In my workshops helping people transform inner criticism, this is what people’s first attempt at defending themselves against their inner critics looks like. We make excuses as to why we can’t measure up to the critic’s expectations, hoping that the critic will show us some mercy. But they don’t of course, and they have much more endurance for the fight than we do. This is a debating or bargaining style of defence that is not really a defence at all.
In this Part 4 of my series on exposing inner critics, I’m getting down the nuts and bolts of renegotiating our relationships with Inner Critics. For as long as they set the agenda and tone of the relationship, we will continue to suffer from them.
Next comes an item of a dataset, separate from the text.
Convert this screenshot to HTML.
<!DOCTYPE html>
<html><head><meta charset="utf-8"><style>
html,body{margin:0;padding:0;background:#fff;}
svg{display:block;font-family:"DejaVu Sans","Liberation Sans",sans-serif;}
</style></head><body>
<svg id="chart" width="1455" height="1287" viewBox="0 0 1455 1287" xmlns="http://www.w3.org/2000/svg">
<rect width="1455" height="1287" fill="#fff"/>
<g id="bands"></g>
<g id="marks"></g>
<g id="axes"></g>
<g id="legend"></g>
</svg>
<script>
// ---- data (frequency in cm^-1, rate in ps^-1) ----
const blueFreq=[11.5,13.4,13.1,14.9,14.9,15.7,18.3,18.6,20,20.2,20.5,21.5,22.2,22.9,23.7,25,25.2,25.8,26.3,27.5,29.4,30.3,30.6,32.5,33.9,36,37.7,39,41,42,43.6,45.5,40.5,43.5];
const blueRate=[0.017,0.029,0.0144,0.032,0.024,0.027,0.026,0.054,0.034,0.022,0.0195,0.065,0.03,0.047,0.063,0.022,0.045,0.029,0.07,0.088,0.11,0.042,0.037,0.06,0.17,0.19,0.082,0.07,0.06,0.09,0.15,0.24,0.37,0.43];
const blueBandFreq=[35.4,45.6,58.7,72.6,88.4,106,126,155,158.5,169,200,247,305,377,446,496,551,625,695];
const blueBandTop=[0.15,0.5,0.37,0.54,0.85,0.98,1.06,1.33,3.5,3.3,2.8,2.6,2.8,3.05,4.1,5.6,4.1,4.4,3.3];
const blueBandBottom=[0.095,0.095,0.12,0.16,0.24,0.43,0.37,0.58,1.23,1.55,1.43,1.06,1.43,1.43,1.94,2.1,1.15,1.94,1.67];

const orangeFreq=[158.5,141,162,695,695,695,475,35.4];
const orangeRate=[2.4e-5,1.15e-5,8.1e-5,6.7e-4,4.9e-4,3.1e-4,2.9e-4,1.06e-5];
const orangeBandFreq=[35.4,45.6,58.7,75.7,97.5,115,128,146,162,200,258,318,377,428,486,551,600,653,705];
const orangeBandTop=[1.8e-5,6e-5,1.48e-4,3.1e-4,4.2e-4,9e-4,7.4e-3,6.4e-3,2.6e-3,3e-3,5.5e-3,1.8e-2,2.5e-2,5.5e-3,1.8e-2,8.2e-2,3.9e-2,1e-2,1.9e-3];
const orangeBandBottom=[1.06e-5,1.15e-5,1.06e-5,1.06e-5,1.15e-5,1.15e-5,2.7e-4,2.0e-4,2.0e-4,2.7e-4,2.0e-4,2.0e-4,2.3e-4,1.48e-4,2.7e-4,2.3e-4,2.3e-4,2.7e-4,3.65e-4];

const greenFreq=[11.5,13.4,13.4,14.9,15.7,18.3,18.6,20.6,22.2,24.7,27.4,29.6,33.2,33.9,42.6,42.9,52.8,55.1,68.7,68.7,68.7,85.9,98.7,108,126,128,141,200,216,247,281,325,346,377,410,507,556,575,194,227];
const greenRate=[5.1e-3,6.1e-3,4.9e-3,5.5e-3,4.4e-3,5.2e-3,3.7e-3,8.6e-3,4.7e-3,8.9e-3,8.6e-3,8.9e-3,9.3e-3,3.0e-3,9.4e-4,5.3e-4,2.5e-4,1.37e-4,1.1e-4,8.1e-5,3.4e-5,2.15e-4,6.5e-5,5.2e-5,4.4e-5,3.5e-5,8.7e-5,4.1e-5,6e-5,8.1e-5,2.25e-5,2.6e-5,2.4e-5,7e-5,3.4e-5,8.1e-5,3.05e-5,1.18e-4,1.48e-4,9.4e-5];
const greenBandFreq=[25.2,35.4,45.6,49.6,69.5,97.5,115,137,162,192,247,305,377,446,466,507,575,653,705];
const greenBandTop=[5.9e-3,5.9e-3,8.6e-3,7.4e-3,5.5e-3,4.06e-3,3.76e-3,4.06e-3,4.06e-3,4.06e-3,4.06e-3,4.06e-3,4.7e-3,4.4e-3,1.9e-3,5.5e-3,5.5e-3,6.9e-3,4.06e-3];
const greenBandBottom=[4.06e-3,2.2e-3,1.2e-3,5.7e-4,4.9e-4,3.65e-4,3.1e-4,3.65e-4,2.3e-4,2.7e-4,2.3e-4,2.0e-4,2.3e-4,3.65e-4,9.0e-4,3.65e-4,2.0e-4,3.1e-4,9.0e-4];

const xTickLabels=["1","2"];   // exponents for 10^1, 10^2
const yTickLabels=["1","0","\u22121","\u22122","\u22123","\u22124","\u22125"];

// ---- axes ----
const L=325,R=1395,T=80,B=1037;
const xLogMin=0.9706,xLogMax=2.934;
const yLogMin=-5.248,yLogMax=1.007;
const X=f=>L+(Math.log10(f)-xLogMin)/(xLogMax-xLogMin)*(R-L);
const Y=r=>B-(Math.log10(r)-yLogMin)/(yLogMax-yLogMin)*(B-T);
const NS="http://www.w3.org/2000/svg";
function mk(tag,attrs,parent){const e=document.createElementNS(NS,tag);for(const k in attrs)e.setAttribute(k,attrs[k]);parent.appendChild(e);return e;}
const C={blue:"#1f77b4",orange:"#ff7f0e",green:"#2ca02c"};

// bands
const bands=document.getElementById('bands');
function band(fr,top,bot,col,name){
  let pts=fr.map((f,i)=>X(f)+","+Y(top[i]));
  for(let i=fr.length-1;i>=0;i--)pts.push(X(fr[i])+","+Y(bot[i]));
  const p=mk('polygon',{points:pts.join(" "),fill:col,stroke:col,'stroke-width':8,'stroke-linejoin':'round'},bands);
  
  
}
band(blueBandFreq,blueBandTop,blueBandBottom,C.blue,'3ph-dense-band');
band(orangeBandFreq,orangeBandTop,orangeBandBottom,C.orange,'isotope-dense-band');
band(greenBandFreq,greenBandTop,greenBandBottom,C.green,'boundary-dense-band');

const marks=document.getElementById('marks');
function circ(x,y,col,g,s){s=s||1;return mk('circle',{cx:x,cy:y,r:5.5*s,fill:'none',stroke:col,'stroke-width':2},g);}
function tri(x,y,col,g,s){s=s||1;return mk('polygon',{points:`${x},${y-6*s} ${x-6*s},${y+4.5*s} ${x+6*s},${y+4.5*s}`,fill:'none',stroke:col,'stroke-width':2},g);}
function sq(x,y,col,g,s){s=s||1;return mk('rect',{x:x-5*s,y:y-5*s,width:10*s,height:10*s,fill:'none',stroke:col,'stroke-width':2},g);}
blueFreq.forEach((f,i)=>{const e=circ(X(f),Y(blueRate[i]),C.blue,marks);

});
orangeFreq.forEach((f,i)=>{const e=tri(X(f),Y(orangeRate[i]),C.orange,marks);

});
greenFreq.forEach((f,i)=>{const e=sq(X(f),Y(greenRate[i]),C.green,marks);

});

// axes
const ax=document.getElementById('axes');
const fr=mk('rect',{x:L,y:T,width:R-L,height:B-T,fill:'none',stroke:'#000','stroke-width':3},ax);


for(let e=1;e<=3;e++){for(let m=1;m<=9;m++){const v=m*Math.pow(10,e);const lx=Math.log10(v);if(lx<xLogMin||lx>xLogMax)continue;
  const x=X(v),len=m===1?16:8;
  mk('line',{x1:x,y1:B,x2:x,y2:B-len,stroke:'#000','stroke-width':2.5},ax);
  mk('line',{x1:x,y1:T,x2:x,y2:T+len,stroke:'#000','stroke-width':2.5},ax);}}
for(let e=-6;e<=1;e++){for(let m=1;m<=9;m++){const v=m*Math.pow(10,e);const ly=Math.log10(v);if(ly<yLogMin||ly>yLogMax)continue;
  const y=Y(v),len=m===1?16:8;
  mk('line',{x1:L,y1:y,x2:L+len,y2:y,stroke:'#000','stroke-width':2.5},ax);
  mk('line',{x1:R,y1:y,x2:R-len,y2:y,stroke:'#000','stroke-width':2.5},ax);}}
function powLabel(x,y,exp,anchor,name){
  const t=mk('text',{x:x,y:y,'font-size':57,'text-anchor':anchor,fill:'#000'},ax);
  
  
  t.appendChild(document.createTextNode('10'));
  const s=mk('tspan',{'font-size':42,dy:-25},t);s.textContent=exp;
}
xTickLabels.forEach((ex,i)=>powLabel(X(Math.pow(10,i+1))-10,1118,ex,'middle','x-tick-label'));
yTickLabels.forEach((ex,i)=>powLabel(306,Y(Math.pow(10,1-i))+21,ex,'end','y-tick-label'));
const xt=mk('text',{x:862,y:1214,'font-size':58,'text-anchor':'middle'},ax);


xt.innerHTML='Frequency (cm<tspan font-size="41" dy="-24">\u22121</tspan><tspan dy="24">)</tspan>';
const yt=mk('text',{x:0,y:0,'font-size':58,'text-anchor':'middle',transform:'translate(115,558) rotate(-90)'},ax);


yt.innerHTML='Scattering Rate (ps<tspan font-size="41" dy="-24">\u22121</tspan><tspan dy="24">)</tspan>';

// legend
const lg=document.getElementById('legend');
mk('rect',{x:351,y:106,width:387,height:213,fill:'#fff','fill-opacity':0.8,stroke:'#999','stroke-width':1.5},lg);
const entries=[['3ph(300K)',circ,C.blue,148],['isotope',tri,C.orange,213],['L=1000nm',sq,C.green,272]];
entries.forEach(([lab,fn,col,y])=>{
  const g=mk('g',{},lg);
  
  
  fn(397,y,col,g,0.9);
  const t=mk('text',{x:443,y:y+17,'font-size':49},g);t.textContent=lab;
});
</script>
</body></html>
Learning to defend ourselves relative to inner critics is about picking up a bit of personal power in the relationship rather than just accepting what they dish out.
If we looked at it through the lens of role theory (see Part 3 of the series), we are shifting from a two-part dynamic, to a three-part dynamic. In the two-part dynamic there is the role of the critic, and the role of the one being criticised. The critic gets to be mean, the other one gets hurt. But in the three-parts dynamic, a new player emerges on the scene – the protector. The protector role intervenes in the abusive dynamic. It doesn’t debate the critic’s perspective, it doesn’t join the victim in their suffering, it draws a line in the sand about appropriate behaviour.
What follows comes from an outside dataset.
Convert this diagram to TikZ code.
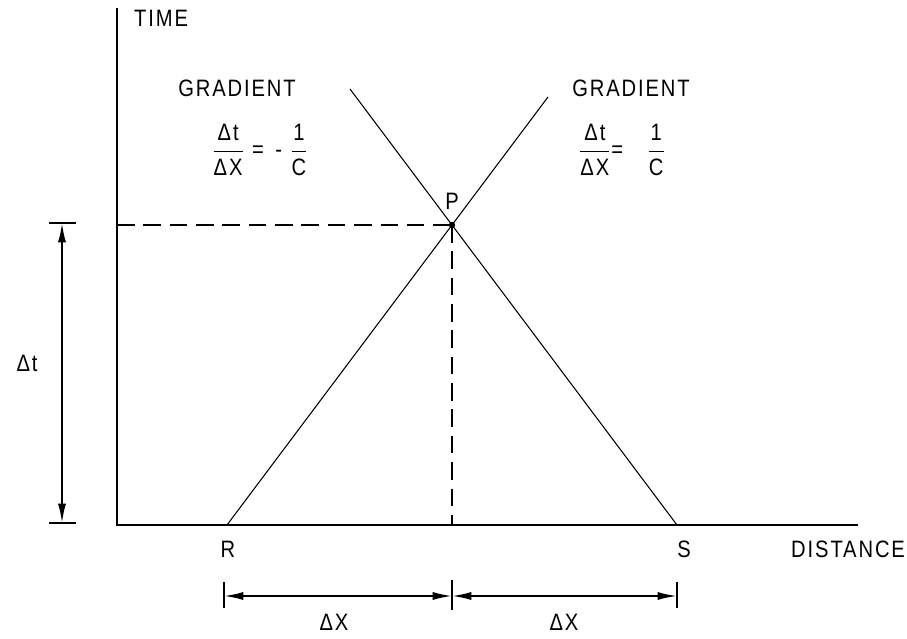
\documentclass[tikz,border=0pt]{standalone}
\usepackage{fontspec}
\setmainfont[FakeStretch=0.85,LetterSpace=8]{Liberation Sans}
\usetikzlibrary{arrows.meta}
\newcommand{\lettering}{\fontsize{13.5}{16}\selectfont}
\begin{document}
\begin{tikzpicture}[x=0.02cm,y=-0.02cm,font=\lettering,
 >={Latex[length=11pt,width=4.6pt]},
 axis/.style={line width=0.9pt},
 charline/.style={line width=0.6pt},
 guide/.style={line width=0.6pt,dash pattern=on 10pt off 5pt},
 dimline/.style={line width=1.1pt,<->},
 tick/.style={line width=1pt}]
 \useasboundingbox (0,0) rectangle (907,639);
 % axes
 \coordinate (o) at (117,525);
 \coordinate (ttop) at (117,8);
 \coordinate (xend) at (858,525);
 \draw[axis] (ttop) -- (o) -- (xend);
 \node[anchor=west] (time) at (128,18) {TIME};
 \node[anchor=west] (dist) at (785,549) {DISTANCE};
 % characteristics through P
 \coordinate (r) at (227,525);
 \coordinate (s) at (677,525);
 \coordinate (p) at (452,225);
 \coordinate (foot) at (452,525);
 \coordinate (pleft) at (117,225);
 \coordinate (rend) at (548,97);
 \coordinate (send) at (350,89);
 \draw[charline] (r) -- (rend);
 \draw[charline] (s) -- (send);
 \fill (p) circle (1.8pt);
 \node (plab) at (452,201) {P};
 \node (rlab) at (228,549) {R};
 \node (slab) at (684,549) {S};
 \draw[guide] (pleft) -- (p);
 \draw[guide] (p) -- (foot);
 % gradients
 \node (gradl) at (237,88) {GRADIENT};
 \node (fracl) at (260,150) {$\displaystyle\frac{\mbox{Δt}}{\mbox{ΔX}}\mbox{ = \,- }\frac{\mbox{1}}{\mbox{C}}$};
 \node (gradr) at (631,88) {GRADIENT};
 \node (fracr) at (622,150) {$\displaystyle\frac{\mbox{Δt}}{\mbox{ΔX}}\mbox{=\quad}\frac{\mbox{1}}{\mbox{C}}$};
 % dimension for delta t
 \coordinate (dttop) at (62,223);
 \coordinate (dtbot) at (62,523);
 \draw[tick] (49,223) -- (76,223);
 \draw[tick] (49,523) -- (76,523);
 \draw[dimline] (dttop) -- (dtbot);
 \node (dtlab) at (27,363) {Δt};
 % dimensions for delta x
 \coordinate (dx1) at (224,596);
 \coordinate (dx2) at (452,596);
 \coordinate (dx3) at (677,596);
 \draw[tick] (224,582) -- (224,608);
 \draw[tick] (452,580) -- (452,610);
 \draw[tick] (677,582) -- (677,608);
 \draw[dimline] (dx1) -- (dx2);
 \draw[dimline] (dx2) -- (dx3);
 \node (dxl) at (334,622) {ΔX};
 \node (dxr) at (564,622) {ΔX};
\end{tikzpicture}
\end{document}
Setting boundaries with inner critics (being that protective role) is not about refuting the criticisms, but about dictating the rules about how you will and will not be treated. Everyone will have their own style, but it could look a little like this;
First we set a strong boundary…
‘You’re too disorganised.’
‘It’s not OK to speak to me like that, you need to stop!’
Then we dictate the rules…
‘What do you mean, that’s my job, I’m just trying to help you be better.’
‘You’re style of help is not helpful.’
‘You’re just stubborn.’
‘Enough, it’s not OK sling vague criticisms at me, if you want to be helpful, be specific and be kind. Bullying and harassment doesn’t help me grow.’
Then we can retrain; but be warned, inner critics have been operating with the same software for a long time, reprogramming won’t always be quick…
‘Instead of saying I’m disorganised, help me identify where exactly I need to be more organised, and give me a simple strategy to get more organised – that would be helpful.’
‘But you need to be more organised everywhere in your life!’
‘No, try again. Where do I most need to be more organised? What one area, if it were better managed, would make the biggest impact on my well being right now?
‘Ah, well, your filing. You have bits of paper everywhere and you spend ages trying to find the papers you need and then get frustrated at wasting so much time, and the mess drives you crazy.’
‘Wow, that’s really true. It’s really helpful to identify that. Do you have any suggestions for specific strategies to help me get my paperwork better organised.’
‘Well actually yes I do. Get one of those wire rack desk files and some manila folders and create a filing system that is easy to access. Put all your bits of paper in the right files and set aside fifteen minutes twice a week to deal with filing.’
‘Wow, great idea! That wasn’t so hard was it?’
‘Actually I quite liked that. You actually listened to me.’
‘Yes, you were finally saying something helpful, not hurtful.’
Inner critics don’t change overnight, but they can change. Underneath many critical processes is a deep value or vision for our lives. In the above example, the critical process is about being more organised at the everyday level, but underneath might be a deep value of the preciousness of life – that no moment should be wasted.
Not all critical processes are driven by deep passion though. Some are protective rather than passionate (I’ll write about them in Part 5) and try to keep us small and inconspicuous in our own lives. Others are simply out to kill us, but ironically hold within them an opportunity for profound transformation (more about them in Part 6).